Михаил Булгаков (Варламов) - страница 560

Комментируя этот мемуар, исследовательница пишет о том, что «Булгаков сначала заговорил, по-видимому, рассчитывая на взаимопонимание, и тут же замкнулся, встретив официозное возражение» [32; 495]. Едва ли с этим можно согласиться. Катаев был не из тех, с кем Булгаков мог говорить начистоту. И независимо от того, обоснованными или нет были с его точки зрения все аресты, картина террора поражала его воображение не столько политически, сколько метафизически. В ней явно угадывалась сила нечеловеческая.

«14 августа. <…> Прасковья сообщила, что писатель Клычков, который живет в нашем доме, арестован. Не знаю Клычкова» [21; 160], – записывала Елена Сергеевна.

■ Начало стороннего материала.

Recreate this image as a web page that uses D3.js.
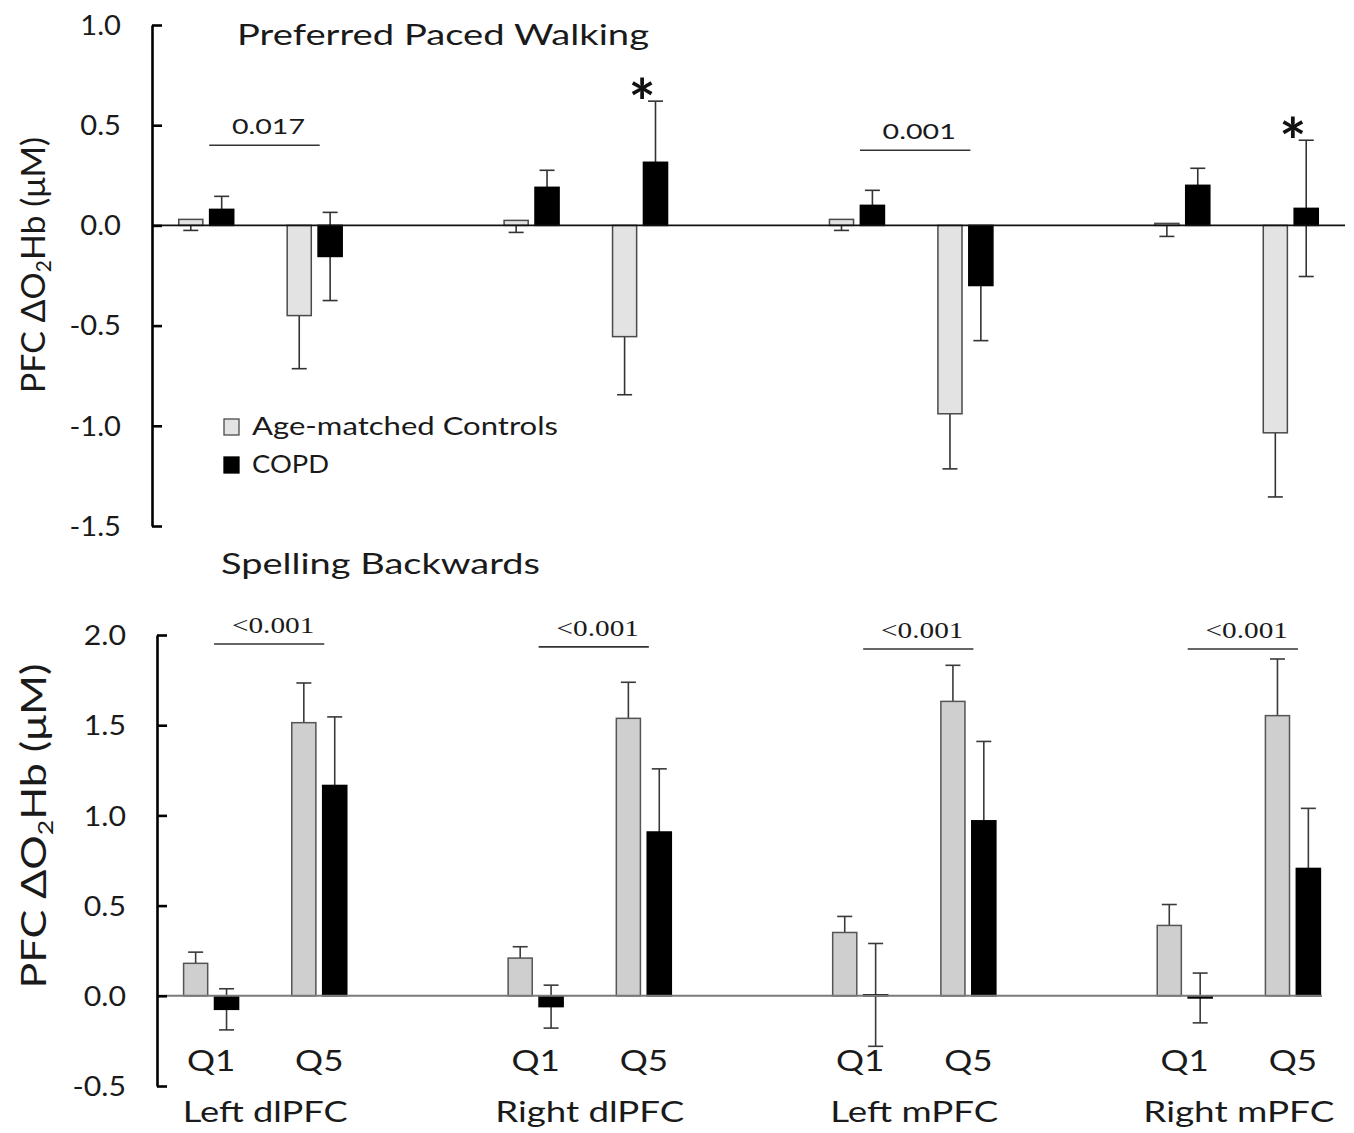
<!DOCTYPE html>
<html><head><meta charset="utf-8">
<script src="https://cdn.jsdelivr.net/npm/d3@7"></script>
<style>
body{margin:0;background:#fff;}
svg{display:block;font-family:Lato,"Open Sans",sans-serif;}
</style></head><body>
<svg id="chart" width="1354" height="1133"></svg>
<script>
// ---------- data ----------
const regions = ["Left dlPFC", "Right dlPFC", "Left mPFC", "Right mPFC"];
const quintiles = ["Q1", "Q5"];
const seriesNames = ["Age-matched Controls", "COPD"];

// Preferred Paced Walking (order: region × [Q1, Q5])
const walkControl    = [0.03, -0.45, 0.025, -0.555, 0.03, -0.94, 0.01, -1.035];
const walkControlErr = [0.055, 0.265, 0.06, 0.29, 0.055, 0.275, 0.065, 0.32];
const walkCOPD       = [0.08, -0.155, 0.19, 0.315, 0.10, -0.30, 0.20, 0.085];
const walkCOPDErr    = [0.065, 0.22, 0.085, 0.305, 0.075, 0.275, 0.085, 0.34];
const walkTicks      = [-1.5, -1.0, -0.5, 0.0, 0.5, 1.0];
const walkPText      = ["0.017", "", "0.001", ""];
const walkPLevel     = [0.40, null, 0.375, null];
const walkStar       = [false, true, false, true];

// Spelling Backwards
const spellControl    = [0.18, 1.514, 0.209, 1.538, 0.351, 1.632, 0.39, 1.553];
const spellControlErr = [0.062, 0.22, 0.063, 0.20, 0.089, 0.20, 0.116, 0.314];
const spellCOPD       = [-0.075, 1.166, -0.06, 0.908, 0.005, 0.97, -0.012, 0.706];
const spellCOPDErr    = [0.114, 0.38, 0.119, 0.35, 0.285, 0.44, 0.138, 0.333];
const spellTicks      = [-0.5, 0.0, 0.5, 1.0, 1.5, 2.0];
const spellPText      = ["<0.001", "<0.001", "<0.001", "<0.001"];
const spellPLevel     = [1.95, 1.934, 1.922, 1.922];

// ---------- helpers ----------
const svg = d3.select("#chart");
const categories = [];
regions.forEach((r, i) => {
  quintiles.forEach(q => categories.push(r + "|" + q));
  if (i < regions.length - 1) categories.push("gap" + i);
});

function stretch(sel, k) {
  sel.each(function () {
    const w = this.getComputedTextLength();
    d3.select(this).attr("textLength", w * k).attr("lengthAdjust", "spacingAndGlyphs");
  });
}
function fitW(sel, w) {
  sel.attr("textLength", w).attr("lengthAdjust", "spacingAndGlyphs");
}

function drawPanel(cfg) {
  const g = svg.append("g");
  const y = d3.scaleLinear().domain(cfg.yDomain).range(cfg.yRange);
  const x0 = d3.scaleBand().domain(categories).range(cfg.xRange);
  const groupW = 55;
  const x1 = d3.scaleBand().domain(seriesNames).range([0, groupW]).paddingInner(0.22);
  const catC = c => x0(c) + x0.bandwidth() / 2;

  const rows = [];
  regions.forEach((r, i) => quintiles.forEach((q, j) => {
    const idx = i * 2 + j;
    rows.push({cat: r + "|" + q, s: seriesNames[0], v: cfg.ctrl[idx], e: cfg.ctrlErr[idx], mode: cfg.ctrlErrMode});
    rows.push({cat: r + "|" + q, s: seriesNames[1], v: cfg.copd[idx], e: cfg.copdErr[idx], mode: "both"});
  }));
  const bx = d => x0(d.cat) + (x0.bandwidth() - groupW) / 2 + x1(d.s);
  const bc = d => bx(d) + x1.bandwidth() / 2;

  // error bars (drawn behind bars)
  const cap = 15;
  const eg = g.append("g").attr("stroke", cfg.errColor).attr("stroke-width", 1.6);
  rows.forEach(d => {
    const lo = d.v - d.e, hi = d.mode === "minus" ? d.v : d.v + d.e;
    eg.append("line").attr("x1", bc(d)).attr("x2", bc(d)).attr("y1", y(lo)).attr("y2", y(hi));
    eg.append("line").attr("x1", bc(d) - cap / 2).attr("x2", bc(d) + cap / 2).attr("y1", y(lo)).attr("y2", y(lo));
    if (d.mode !== "minus")
      eg.append("line").attr("x1", bc(d) - cap / 2).attr("x2", bc(d) + cap / 2).attr("y1", y(hi)).attr("y2", y(hi));
  });

  // bars
  g.append("g").selectAll("rect").data(rows).join("rect")
    .attr("x", bx)
    .attr("width", x1.bandwidth())
    .attr("y", d => y(Math.max(0, d.v)))
    .attr("height", d => Math.abs(y(d.v) - y(0)))
    .attr("fill", d => d.s === seriesNames[0] ? cfg.ctrlFill : "#000")
    .attr("stroke", d => d.s === seriesNames[0] ? cfg.ctrlStroke : "#000")
    .attr("stroke-width", 1.5);

  // zero line
  g.append("line").attr("x1", cfg.xRange[0]).attr("x2", cfg.zeroEnd)
    .attr("y1", y(0)).attr("y2", y(0))
    .attr("stroke", cfg.zeroColor).attr("stroke-width", cfg.zeroWidth);

  // axis
  const ax = g.append("g").attr("transform", `translate(${cfg.xRange[0]},0)`)
    .call(d3.axisLeft(y).tickValues(cfg.ticks).tickSize(-10).tickSizeOuter(0).tickPadding(31)
      .tickFormat(d => d.toFixed(1)));
  ax.select(".domain").attr("stroke", "#000").attr("stroke-width", 2.6);
  ax.selectAll(".tick line").attr("stroke", "#000").attr("stroke-width", 2.6);
  ax.selectAll(".tick text").attr("font-family", "Lato").attr("font-size", cfg.tickSize).attr("fill", "#1a1a1a")
    .attr("dy", "0.36em");
  stretch(ax.selectAll(".tick text"), 1.12);

  // p-value annotations
  regions.forEach((r, i) => {
    if (!cfg.pText[i]) return;
    const xa = catC(r + "|Q1"), xb = catC(r + "|Q5");
    const ly = y(cfg.pLevel[i]);
    g.append("line").attr("x1", xa + 3).attr("x2", xb + 5).attr("y1", ly).attr("y2", ly)
      .attr("stroke", "#333").attr("stroke-width", 1.6);
    const t = g.append("text").attr("x", (xa + xb) / 2 + 8).attr("y", ly - 11)
      .attr("text-anchor", "middle").attr("font-family", cfg.pFont).attr("font-size", cfg.pSize)
      .attr("fill", "#1a1a1a").text(cfg.pText[i]);
    stretch(t, cfg.pK);
  });

  // significance stars
  if (cfg.star) regions.forEach((r, i) => {
    if (!cfg.star[i]) return;
    const d = rows.find(o => o.cat === r + "|Q5" && o.s === seriesNames[1]);
    svg.append("text").attr("x", catC(d.cat) + 2).attr("y", y(d.v + d.e) + 25)
      .attr("text-anchor", "middle").attr("font-family", "Lato").attr("font-weight", 700)
      .attr("font-size", 64).attr("fill", "#111").text("*");
  });

  // y-axis label
  const yl = svg.append("text")
    .attr("transform", `translate(${cfg.labelX},${cfg.labelY}) rotate(-90)`)
    .attr("text-anchor", "middle").attr("font-family", "Lato").attr("font-size", cfg.labelSize)
    .attr("fill", "#1a1a1a");
  yl.append("tspan").text("PFC ΔO");
  yl.append("tspan").attr("font-size", cfg.labelSize * 0.62).attr("dy", "0.3em").text("2");
  yl.append("tspan").attr("dy", "-0.18em").text("Hb (μM)");
  fitW(yl, cfg.labelLen);

  return {x0, catC};
}

// ---------- top panel ----------
drawPanel({
  ctrl: walkControl, ctrlErr: walkControlErr, copd: walkCOPD, copdErr: walkCOPDErr,
  yDomain: [-1.5, 1.0], yRange: [526, 25], ticks: walkTicks, tickSize: 26,
  xRange: [152, 1345], zeroEnd: 1345,
  ctrlFill: "#e3e3e3", ctrlStroke: "#4a4a4a", ctrlErrMode: "minus", errColor: "#333",
  zeroColor: "#111", zeroWidth: 1.6,
  pText: walkPText, pLevel: walkPLevel, pFont: "Lato", pSize: 22, pK: 1.3,
  star: walkStar,
  labelX: 45, labelY: 265, labelSize: 33, labelLen: 256
});

// ---------- bottom panel ----------
const bottom = drawPanel({
  ctrl: spellControl, ctrlErr: spellControlErr, copd: spellCOPD, copdErr: spellCOPDErr,
  yDomain: [-0.5, 2.0], yRange: [1086, 635], ticks: spellTicks, tickSize: 27,
  xRange: [157, 1347], zeroEnd: 1322,
  ctrlFill: "#cfcfcf", ctrlStroke: "#555", ctrlErrMode: "both", errColor: "#3a3a3a",
  zeroColor: "#7a7a7a", zeroWidth: 2,
  pText: spellPText, pLevel: spellPLevel, pFont: "Liberation Serif", pSize: 24, pK: 1.22,
  star: null,
  labelX: 46, labelY: 826, labelSize: 35, labelLen: 325
});

// ---------- titles ----------
fitW(svg.append("text").attr("x", 237).attr("y", 45).attr("font-size", 28).attr("fill", "#1a1a1a")
  .text("Preferred Paced Walking"), 412);
fitW(svg.append("text").attr("x", 221).attr("y", 574).attr("font-size", 28).attr("fill", "#1a1a1a")
  .text("Spelling Backwards"), 319);

// ---------- legend ----------
const legendFill = ["#e3e3e3", "#000"];
const legendStroke = ["#4a4a4a", "#000"];
const legendW = [306, 77];
seriesNames.forEach((s, i) => {
  const yy = 419 + i * 38;
  svg.append("rect").attr("x", 224).attr("y", yy).attr("width", 15).attr("height", 16)
    .attr("fill", legendFill[i]).attr("stroke", legendStroke[i]).attr("stroke-width", 1.3);
  fitW(svg.append("text").attr("x", 252).attr("y", yy + 16).attr("font-size", 25).attr("fill", "#1a1a1a")
    .text(s), legendW[i]);
});

// ---------- category labels ----------
const regionW = [165, 189, 168, 191];
regions.forEach((r, i) => {
  quintiles.forEach(q => {
    const t = svg.append("text").attr("x", bottom.catC(r + "|" + q)).attr("y", 1071)
      .attr("text-anchor", "middle").attr("font-size", 28).attr("fill", "#1a1a1a").text(q);
    stretch(t, 1.25);
  });
  const cx = (bottom.catC(r + "|Q1") + bottom.catC(r + "|Q5")) / 2;
  fitW(svg.append("text").attr("x", cx).attr("y", 1122).attr("text-anchor", "middle")
    .attr("font-size", 29).attr("fill", "#1a1a1a").text(r), regionW[i]);
});
</script>
</body></html>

«15 августа. <…> В городе слухи о писательских арестах. Какой-то Зарудин, Зарубин, потом Бруно Ясенский, Иван Катаев, еще кто-то» [21; 160].

«18 августа. М. А. слышал, что в Ленинграде посажен Адриан Пиотровский» [21; 161].

«20 августа. После звонка телефонного – Добраницкий. Сказал, что арестован Ангаров. М. А. ему заметил, что Ангаров в литературных делах (М. А.), в деле с „Иваном Васильевичем“, с „Мининым“ сыграл очень вредную роль» [21; 161].

А у самого Добраницкого меж тем был арестован отец, и сыну гулять на воле оставалось недолго.

«30 августа. <…> Из слов его[113], что „Аросев тяжело заболел и больше не вернется“, понятно, что бывший председатель ВОКСа Аросев арестован» [21; 163].

«5 сентября. Говорил кто-то М. А., что арестован Абрам Эфрос. Может и нет, очень много врут» [21; 164].

«6 сентября. <…> …арестован Литовский. Ну, уж это было бы слишком хорошо» [21; 164].

«25 сентября. <…> Слух, что арестован Киршон. М. А. этому не верит» [21; 167].

«5 ноября. Арестован Пильняк» [21; 172].

«11 ноября. Заходила к Троицким, узнала, что Добраницкий арестован» [21; 173].

Так сгинул, нарушив свое слово не исчезать, еще один «благодетель» – Казимир Мечиславович Добраницкий, Казик, польский еврей, которого сегодня можно сколь угодно корить за то, что был сей мил человек стукачком, но лучше просто его пожалеть. Ведь отвечал он не столько за свои грехи и уж тем более не за Булгакова, которого не смог уговорить написать оборонную «пиэсу», а за своего отца…

А вскоре вслед за ними, в начале 1938 года, был снят с должности Платон Михайлович Керженцев («19 января. Вчера гробовая новость о Керженцеве» [21; 181]), успевший перед тем осенью 1937-го зарубить либретто о Петре Первом, еще один напрасный булгаковский труд, превращавший своего создателя в какого-то Сизифа от литературы. Но другим доставалась судьба еще горше. Как относился к этим падениям и исчезновением Булгаков, боялся ли за себя или же был уверен, что ему выдана «охранная грамота» и его не тронут, как был уверен в своей неприкосновенности, например, Пришвин, – кто скажет? Достоверных свидетельств на сей счет не сохранилось. Наверное, он все-таки надеялся на то, что его репрессии не коснутся, но едва ли торжествовал, когда они касались других, даже очень неприятных и сильно досаждавших ему людей. И дело было не только в том, что революция пожирала своих детей и внуков. Просто революция не прекращалась. Ничего похожего на ту историческую картину, каковая представлялась автору «Белой гвардии» десятью годами раньше, в середине двадцатых, не было: исторические волнения не затухали, а, напротив, разыгрывались еще более страшно и глухо, взаперти, под спудом, отчего создавалось чудовищное внутреннее, внутричерепное давление, мир точно сошел с ума, и в этих условиях наш герой вновь вернулся к своему главному роману, который точнее всего выразил ощущение человека, существующего в условиях тотального хаоса и торжества зла.